WASHINGTON, May 19, 2018 (BSS/AFP) - The US Treasury on Friday slapped sanctions on Venezuelan President Nicolas Maduro's powerful deputy Diosdado Cabello, just two days before the crisis-hit country goes to the polls for an election Maduro is widely expected to win.

Cabello, a Socialist party boss and former speaker of the National Assembly, was targeted along with his wife, brother and an associate deemed a front man acting on Cabello's behalf.

"The Venezuelan people suffer under corrupt politicians who tighten their grip on power while lining their own pockets," Treasury Secretary Steven Mnuchin said in a statement.
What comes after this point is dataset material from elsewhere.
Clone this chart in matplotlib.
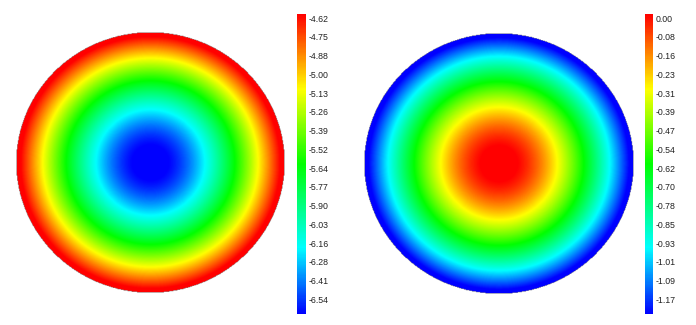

"We are imposing costs on figures like Diosdado Cabello who exploit their official positions to engage in narcotics trafficking, money laundering, embezzlement of state funds, and other corrupt activities."

While Washington has imposed increasingly heavy pressure on Caracas, the US Treasury had left Cabello untouched until Friday, seemingly lagging behind the actions of other governments.

Swiss and EU authorities had already blacklisted Cabello earlier this year, citing grave human rights abuses.

The US sanctions, however, can be paralyzing, freezing their targets out of much of the global financial system in addition to blocking any access to US-based assets.

The Treasury also accused Cabello of working with other blacklisted individuals to move narcotics from Venezuela to Europe via the Dominican Republic, while moving cash back in the opposite direction to that country, as well as to Panama and the Bahamas.

In addition to blacklisting the individuals, the US Treasury also blocked access to three companies in Florida allegedly controlled by Cabello associate Rafael Alfredo Sarria Diaz.

Treasury also blocked 14 Sarria-controlled properties in Florida and New York.